L’informatique au service du crime

Si la série est truffée d’incohérences, on peut néanmoins accorder un bon point sur l’utilisation de l’informatique. On retrouve la palette habituelle des outils de surveillance, par exemple, les balises GPS ou le suivi des téléphones portables. On retrouve également les téléphones portables jetables, qui n’existent pas en France, mais sont très répandus aux États-Unis.

L’utilisation des cryptomonnaies semble aussi tenir à peu près la route, mais si l’auteur de ses lignes reconnaît volontiers ne rien comprendre au sujet. Un vrai spécialiste du système pourra se pencher sur cette question en regardant la série.

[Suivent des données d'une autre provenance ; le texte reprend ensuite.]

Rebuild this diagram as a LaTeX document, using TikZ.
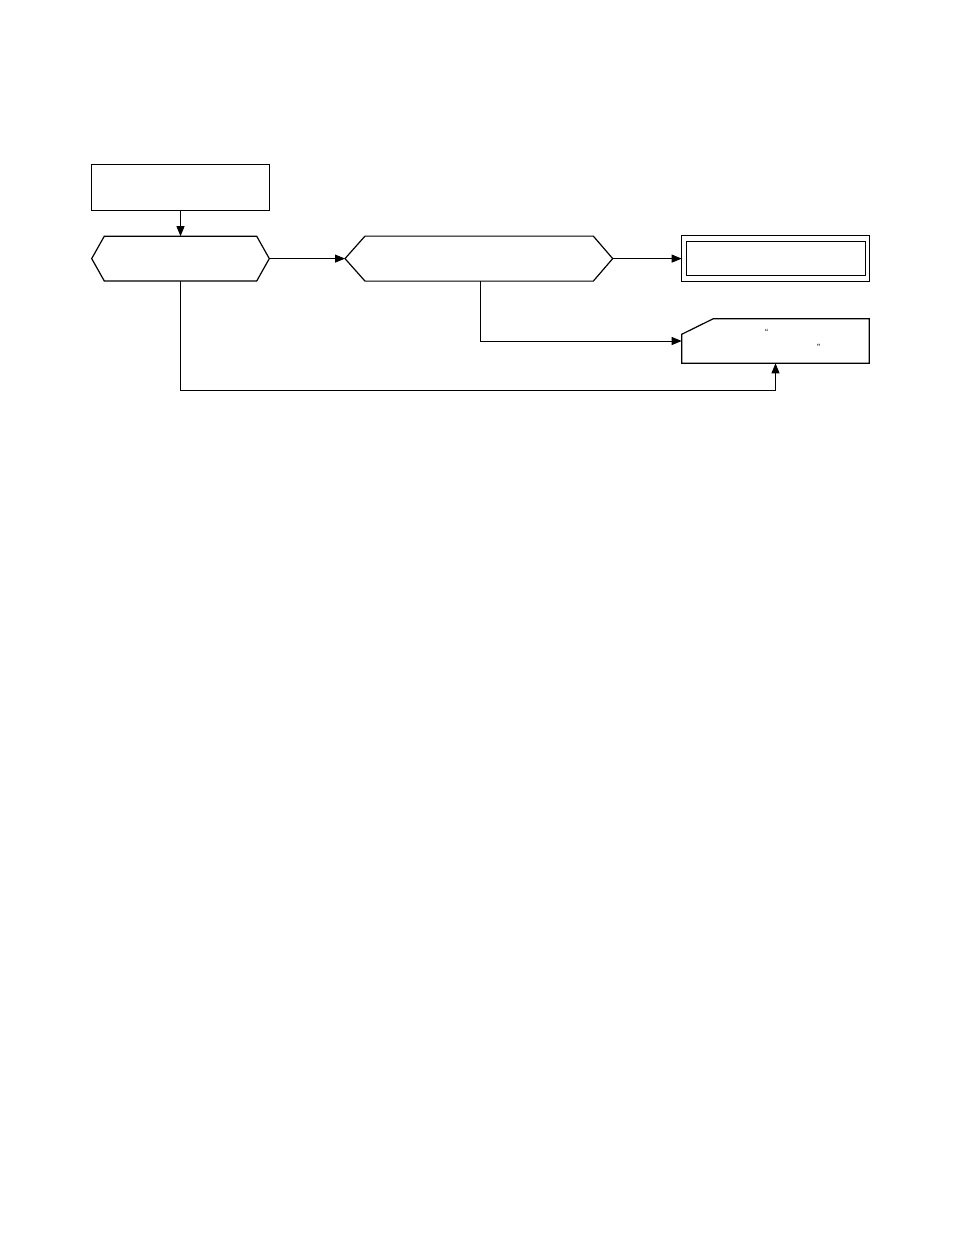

L’exploitation des réseaux sociaux est aussi bien amenée et bien intégrée dans la narration, tout comme la référence à Silk Road et le développement d’un marché sur le dark web. Sans aller jusqu’à dire que dark web ne sert qu’à des marchés illégaux, on ne peut pas nier qu’il est aussi utilisé par des personnes qui ne sont pas armées de bonnes intentions.

On se laisse emporter par la série, grâce à la technique de la télénovela, mais au fil des épisodes, on finit par s’ennuyer. On a l’impression de tourner en rond et on sent que la fin est télescopée. Sur le plan purement technique (informatique), la série tient la route, mais cela ne suffit pas à créer une bonne histoire. Reine du Sud est disponible en intégralité sur Netflix.